Aus objektiver Sicht war die Beförderung der Tiere im Passagierraum das leitende Motiv für die Buchung der Flugtickets. Gemäß den Vorschriften der International Air Transport Association (IATA) müssen jedoch alle Haustiere, die nach Dubai reisen, als deklarierte Fracht transportiert werden und dürfen weder im Passagierraum noch im Frachtraum des Passagierflugzeugs transportiert werden.
Demzufolge hätte die [Mitarbeiterin des Reisebüros] zur Erfüllung des Auftragszwecks vor Buchung zweifelsfrei abklären müssen, dass die Beförderung der Tiere im Passagierraum zulässig und möglich ist.
Die Vorab-Erkundigung war vor allem vor dem Hintergrund erforderlich, dass der [Mit-arbeiterin des Reisebüros] bereits bekannt war, dass das Beförderungsunternehmen E. [Anmerkung: eine andere Airline] gerade keine Tiere im Passagierraum transportiert.
Als Mitarbeiterin eines Reisebüros, die täglich mit Fragen betreffend Einreisebestimmungen konfrontiert ist, hätte sie bereits dieser Umstand dazu veranlassen müs-sen, bei der Auswahl der Flüge besonderes Augenmerk auf die Zulässigkeit des Tiertransports an Bord in der Kabine zu legen und diesen Umstand zwingend vor Buchung abzuklären.
Dies gelte umso mehr als die Einbuchung der Tiere unstreitig erst nach Buchung der Flugtickets erfolgen konnte, das heißt es mussten zunächst 3.327,20 € verauslagt werden, um die Hunde überhaupt einbuchen zu können.
Da die Einreise mit Haustieren im Passagierraum nach Dubai von vornherein rechtlich unmöglich war und dies nicht im Vorfeld durch das Reisebüro abgeklärt wurde, sei die Verauslagung der Ticketpreise nicht geeignet, notwendig und in angemessenem Verhältnis zur Verfolgung des Auftragszwecks gewesen.

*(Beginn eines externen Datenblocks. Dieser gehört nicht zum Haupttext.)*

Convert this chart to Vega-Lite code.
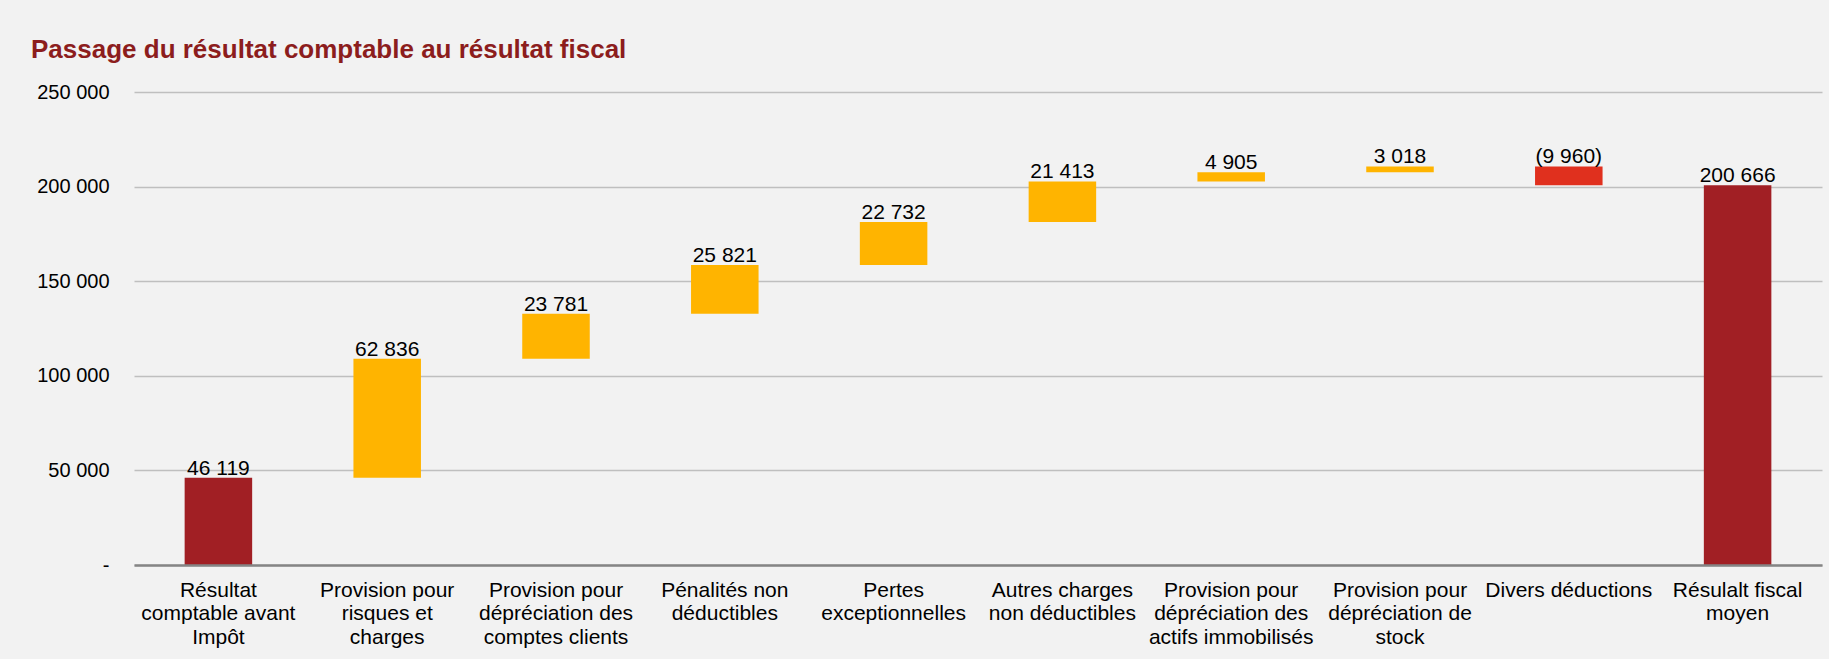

Ein Aufwendungsersatzanspruch bestehe daher nicht.
Das Gericht hat zur Begründetheit der Widerklage ausgeführt, dass das Reisebüro seine Pflichten aus dem Reisevermittlungsvertrag verletzt habe (vgl. § 280 Abs. 1 BGB).
Die Mitarbeiterin des Reisebüros der Beklagten habe ihre Aufklärungs- und Beratungspflicht dahingehend verletzt, dass sie vor Buchung der Flugreise nicht zweifelsfrei abgeklärt hat, ob Hunde auf allen Streckenabschnitten nach Dubai im Passagierraum erlaubt sind.
Die Beklagte habe ihren Schaden auch nicht sehenden Auges und unter Verletzung ihrer Schadensminderungspflicht nach § 254 Abs. 1 BGB selbst veranlasst. Sie sei in München gerade nicht darüber aufgeklärt worden, dass die Hunde aus rechtlichen Gründen nicht mit im Passagierraum nach Dubai einreisen dürfen und damit die Flugreise von Anfang an, so wie gewünscht, nicht möglich war.
Diese Information habe die Beklagte erst in Zürich am Schalter erhalten. Hätte die Beklagte diese Information bereits in München bekommen, hätte kein Anspruch auf Schadensersatz bestanden. So hätte sie sich auf die Information des Reisebüros verlassen dürfen, so dass keine Zweifel an der Kausalität und keine Anhaltspunkte für ein Mitverschulden der Beklagten bestünden.